JDK-8233705 updated the JfrCheckpointManager's mspaces to become epoch-aware. A flush operation, performed by the JFR Recorder Thread every second, operates on the current live lists concurrently with other threads. As such, it must not make unsafe changes to this list, as other threads are iterating it. It only writes data from the list during flush and postpones destructive changes until after the epoch shift. This invariant allows the JFR Recorder Thread exclusive access to the previous epoch lists, letting it issue destructive operations exclusively.

JDK-8233705 also updated the operation types used in JfrStringPool to mirror JfrCheckpointManager. Unfortunately, those operation types only work correctly with an epoch-aware mspace because it builds on the invariant of exclusive list access for the JFR Recorder Thread, and the JfrStringPool mspace was not made epoch-aware.

Typically, this is not a problem because the string pool pressure must be so high as to fill more than 1 Mb of strings, each having a max size of 128 bytes, approximately 8192 unique event strings, within a 1-second window. Should that occur, the system will dynamically allocate new memory for the mspace, in what is called a "transient" buffer.

The bug is that the JFR Recorder Thread excises and deletes transient buffers in the JfrStringPool from the current epoch live lists, where this is only an allowed operation on previous epoch lists (for mutual exclusion). Another thread could be iterating the live list while the JFR Recorder Thread removes and deletes a node.

This fix fills in the missing parts done to JfrCheckpointManager as part of JDK-8233705 but was omitted for JfrStringPool. Most importantly, it makes the underlying mspace epoch-aware, splits the write operation into a flush operation for current epoch lists (i.e. flush performs no destructive operations to the lists), and will let write and clear operate on the correct, previous epoch lists, exclusively where it can issue destructive operations.

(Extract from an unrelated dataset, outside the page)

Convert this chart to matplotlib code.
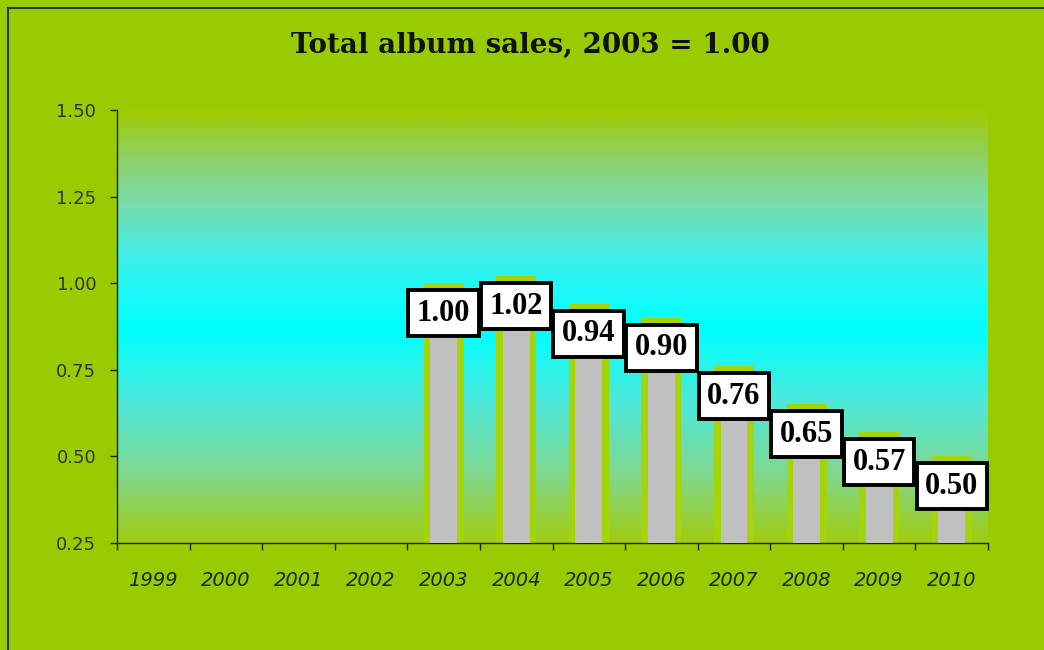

In addition, it includes better memory reuse of JfrStringPool transient buffers because they always accommodate at least 512 kb of size. Previously, the buffer was retired immediately, even though there might be a lot of free space left. Now the transient buffers are not retired immediately but only when full, in the same manner as for "regular" preallocated buffers.
Comments
True. The testing looks clean. I'll wait a bit to see if there are any follow-up issues emerge.
15-06-2023

[17u] It's brand new in head, but let's hope it proves itself until 17.0.9 is delivered.
15-06-2023

Fix Request (17u) Fixes the important bug in JFR, and matches 17.0.9-oracle. Does not apply cleanly due to contextual differences, but bots think the backport is clean after the merge. JFR tests pass.
14-06-2023

A pull request was submitted for review. URL: https://git.openjdk.org/jdk17u-dev/pull/1439 Date: 2023-06-14 14:50:46 +0000
14-06-2023

Changeset: 05f896a1 Author: Markus Grönlund <mgronlun@openjdk.org> Date: 2023-06-13 11:47:47 +0000 URL: https://git.openjdk.org/jdk/commit/05f896a153ee950b21bae251d2870a8adfe4f04a
13-06-2023

A pull request was submitted for review. URL: https://git.openjdk.org/jdk21/pull/12 Date: 2023-06-13 11:52:29 +0000
13-06-2023

A pull request was submitted for review. URL: https://git.openjdk.org/jdk/pull/14426 Date: 2023-06-12 19:07:09 +0000
12-06-2023